Mechanical power is normally defined as $P = \mathrm{d}W/\mathrm{d}t$, and work is normally defined as $W = \vec F \cdot \vec x$. Today an undergrad pointed out a confusion he had from Griffiths' E&M book where he has the line
$$P = \frac{\mathrm{d}W}{\mathrm{d}t} = \vec F \cdot \vec v$$
Which is a definition of power I had seen before. But the student was confused because it seems like, if you have a time dependent force $\vec F(t)$, the math should work out like:
$$P = \frac{\mathrm{d}W}{\mathrm{d}t} = \frac{\mathrm{d}\vec F(t)}{\mathrm{d}t} \cdot \vec x + \vec F \cdot \frac{\mathrm{d}\vec x(t)}{\mathrm{d}t}$$
(From the product rule.)
However, I've never seen the above formula, so I'm guessing it's wrong. Also, it clashes with the $\vec F \cdot \vec v$ version that I'm pretty sure works completely fine with a time dependent force.
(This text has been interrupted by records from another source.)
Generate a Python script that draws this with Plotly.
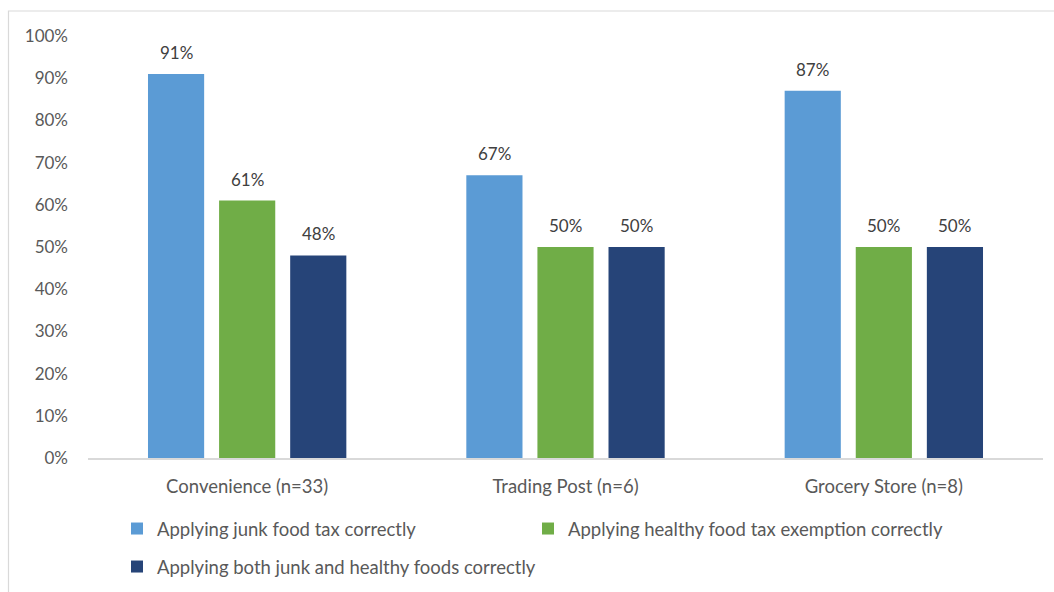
import plotly.graph_objects as go

categories = ["Convenience (n=33)", "Trading Post (n=6)", "Grocery Store (n=8)"]
series_names = [
    "Applying junk food tax correctly",
    "Applying healthy food tax exemption correctly",
    "Applying both junk and healthy foods correctly",
]
junk_values = [91, 67, 87]
healthy_values = [61, 50, 50]
both_values = [48, 50, 50]
y_ticks = [0, 10, 20, 30, 40, 50, 60, 70, 80, 90, 100]

colors = ["#5B9BD5", "#70AD47", "#264478"]
FONT = "Lato"
FS_NUM = 17
FS_TXT = 18.5
W, H = 1054, 592
L, R, T, B = 88, 11, 36, 134
pw = W - L - R
ph = H - T - B

def px_x(px):
    return (px - L) / pw

def px_y(py):
    return (H - B - py) / ph

all_series = [junk_values, healthy_values, both_values]
legends = ["legend", "legend2", "legend3"]

fig = go.Figure()
for name, vals, col, lg in zip(series_names, all_series, colors, legends):
    fig.add_trace(go.Bar(
        x=categories, y=vals, name=name, marker_color=col,
        marker_line_width=0, legend=lg, hoverinfo="skip", showlegend=True,
    ))

bargap = 0.33
n = len(all_series)
slot = (1 - bargap) / n
annotations = []
for si, vals in enumerate(all_series):
    for ci, v in enumerate(vals):
        annotations.append(dict(
            x=ci + (si - (n - 1) / 2) * slot, y=v, xref="x", yref="y",
            text=f"{v}%", showarrow=False, yanchor="bottom", yshift=9,
            font=dict(family=FONT, size=FS_NUM, color="#404040"),
        ))

leg_common = dict(font=dict(family=FONT, size=FS_TXT, color="#595959"),
                  bgcolor="rgba(0,0,0,0)", xanchor="left", yanchor="middle",
                  orientation="h", itemwidth=30, visible=True)

fig.update_layout(
    width=W, height=H,
    margin=dict(l=L, r=R, t=T, b=B, autoexpand=False),
    paper_bgcolor="white", plot_bgcolor="white",
    showlegend=True,
    barmode="group", bargap=bargap, bargroupgap=0.21,
    font=dict(family=FONT, size=FS_TXT, color="#595959"),
    annotations=annotations,
    xaxis=dict(showline=True, linecolor="#d9d9d9", linewidth=1.5,
               showgrid=False, ticks="", ticklabelstandoff=11,
               tickfont=dict(family=FONT, size=FS_TXT, color="#595959")),
    yaxis=dict(range=[0, 100], tickvals=y_ticks,
               ticktext=[f"{t}%" for t in y_ticks], showgrid=False,
               showline=False, zeroline=False, ticks="", ticklabelstandoff=19,
               tickfont=dict(family=FONT, size=FS_NUM, color="#595959")),
    legend=dict(x=px_x(117), y=px_y(529), **leg_common),
    legend2=dict(x=px_x(528), y=px_y(529), **leg_common),
    legend3=dict(x=px_x(117), y=px_y(567), **leg_common),
    shapes=[dict(type="rect", xref="paper", yref="paper",
                 x0=px_x(8.5), x1=px_x(1070), y0=px_y(610), y1=px_y(11),
                 line=dict(color="#d9d9d9", width=1.2), fillcolor="rgba(0,0,0,0)",
                 layer="below")],
)

fig.write_html("out.html", config={"displayModeBar": False},
               post_script="document.body.style.margin='0';")
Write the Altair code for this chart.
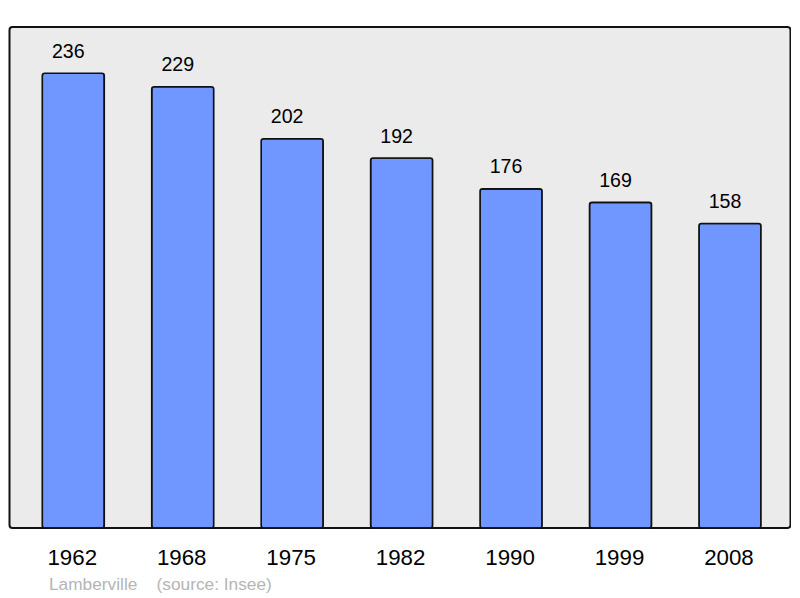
import altair as alt
import pandas as pd

years = ["1962", "1968", "1975", "1982", "1990", "1999", "2008"]
population = [236, 229, 202, 192, 176, 169, 158]
footer_text = ["Lamberville\u00a0\u00a0\u00a0\u00a0(source: Insee)"]

df = pd.DataFrame({"year": years, "pop": population})
foot = pd.DataFrame({"t": footer_text})

FONT = "Liberation Sans"

x = alt.X("year:N", sort=years, title=None,
          scale=alt.Scale(paddingInner=0.4335, paddingOuter=0.2846, align=0.526),
          axis=alt.Axis(labelAngle=0, labelFontSize=22.3, labelFont=FONT,
                        labelColor="#000000", labelPadding=36, labelOffset=-1,
                        labelBaseline="alphabetic", ticks=False,
                        domain=False, grid=False))
y = alt.Y("pop:Q", title=None, scale=alt.Scale(domain=[0, 260], nice=False, zero=True),
          axis=None)

bars = alt.Chart(df).mark_bar(
    color="#7096ff", stroke="#111111", strokeWidth=1.6, cornerRadius=2.5
).encode(x=x, y=y)

labels = alt.Chart(df).mark_text(
    baseline="alphabetic", dx=-5, dy=-15.5, fontSize=19.6, font=FONT, color="#000000"
).encode(x=x, y=y, text="pop:Q")

footer = alt.Chart(foot).mark_text(
    align="left", baseline="alphabetic", fontSize=17.3, font=FONT, color="#b5b5b5"
).encode(x=alt.value(39.5), y=alt.value(563), text="t:N")

chart = alt.layer(bars, labels, footer).properties(
    width=781, height=501,
    autosize=alt.AutoSizeParams(type="none"),
    padding={"left": 1.5, "top": 19, "right": 0, "bottom": 66},
    background="#ffffff",
).configure_view(
    fill="#ebebeb", stroke="#111111", strokeWidth=2, cornerRadius=3
)

chart.save("out.html", embed_options={"renderer": "svg", "actions": False})
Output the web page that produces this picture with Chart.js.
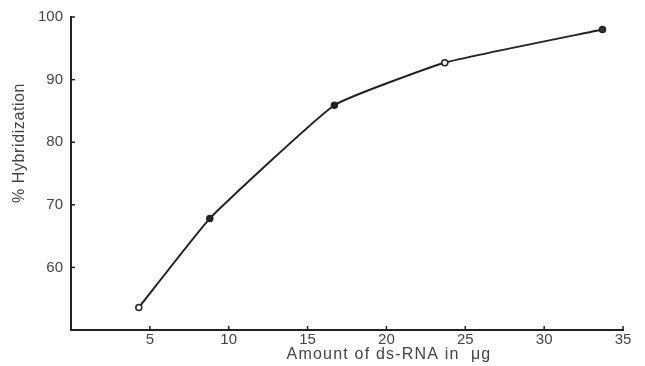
<!DOCTYPE html>
<html><head><meta charset="utf-8">
<script src="https://cdn.jsdelivr.net/npm/chart.js@4"></script>
<style>html,body{margin:0;padding:0;background:#fff;overflow:hidden}</style>
</head><body>
<canvas id="c" width="645" height="366"></canvas>
<script>
const amountUg = [4.3, 8.8, 16.7, 23.7, 33.7];
const hybridizationPct = [53.6, 67.8, 85.9, 92.7, 98.0];
const xTicks = [5, 10, 15, 20, 25, 30, 35];
const yTicks = [60, 70, 80, 90, 100];
const xTitle = 'Amount of ds-RNA in  μg';
const yTitle = '% Hybridization';

const FONT = '"Liberation Sans", Arial, sans-serif';
const TXT = '#444';
const INK = '#222';

const decor = {
  id: 'decor',
  afterDraw(chart) {
    const ctx = chart.ctx, xs = chart.scales.x, ys = chart.scales.y, a = chart.chartArea;
    ctx.save();
    ctx.strokeStyle = INK; ctx.lineWidth = 1.5;
    xTicks.forEach(v => { const px = xs.getPixelForValue(v); ctx.beginPath(); ctx.moveTo(px, a.bottom); ctx.lineTo(px, a.bottom - 4); ctx.stroke(); });
    yTicks.forEach(v => { const py = ys.getPixelForValue(v); ctx.beginPath(); ctx.moveTo(a.left, py); ctx.lineTo(a.left + 4, py); ctx.stroke(); });
    ctx.fillStyle = TXT;
    ctx.font = '16px ' + FONT;
    ctx.textAlign = 'center'; ctx.textBaseline = 'middle';
    ctx.letterSpacing = '1.2px';
    ctx.fillText(xTitle, 389, 355);
    ctx.letterSpacing = '0.6px';
    ctx.translate(20, 143); ctx.rotate(-Math.PI / 2);
    ctx.fillText(yTitle, 0, 0);
    ctx.restore();
  }
};

new Chart(document.getElementById('c'), {
  type: 'line',
  data: {
    datasets: [{
      data: amountUg.map((x, i) => ({ x, y: hybridizationPct[i] })),
      borderColor: INK, borderWidth: 2, tension: 0.12,
      pointRadius: 3, pointBorderWidth: 1.5, pointBorderColor: INK,
      pointBackgroundColor: ['#fff', INK, INK, '#fff', '#333'],
      fill: false
    }]
  },
  options: {
    responsive: false, animation: false, devicePixelRatio: 1,
    layout: { padding: { top: 14, right: 22, left: 0, bottom: 0 } },
    plugins: { legend: { display: false }, tooltip: { enabled: false } },
    scales: {
      x: {
        type: 'linear', min: 0, max: 35,
        afterBuildTicks: s => { s.ticks = xTicks.map(v => ({ value: v })); },
        afterFit: s => { s.height = 36; },
        grid: { display: true, drawOnChartArea: false, drawTicks: false },
        border: { display: true, color: INK, width: 2 },
        ticks: { color: TXT, font: { size: 15, family: FONT }, padding: 1, maxRotation: 0 }
      },
      y: {
        type: 'linear', min: 50, max: 100,
        afterBuildTicks: s => { s.ticks = yTicks.map(v => ({ value: v })); },
        afterFit: s => { s.width = 71; },
        grid: { display: true, drawOnChartArea: false, drawTicks: false },
        border: { display: true, color: INK, width: 2 },
        ticks: { color: TXT, font: { size: 15, family: FONT }, padding: 8 }
      }
    }
  },
  plugins: [decor]
});
</script>
</body></html>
I gave him a pretty weak answer and warned him that it's probably not correct: I told him that if you start with the differential form of work, $dW = \vec F \cdot d \vec x$, it seems to assume that the force stays the same in that tiny $d\vec x$, so it's constant there, and then dividing both by $dt$ gives you the equation we're looking for.
Wikipedia seems to say something similar, basically using the step of $d\vec x = \vec v \ dt$ to get $\vec F \cdot \vec v$, which also assumes that $\vec v$ is constant over $d \vec x$.
So, assuming one of those are correct, I see how they get $\vec F \cdot \vec v$. But what's the flaw in the product rule thing?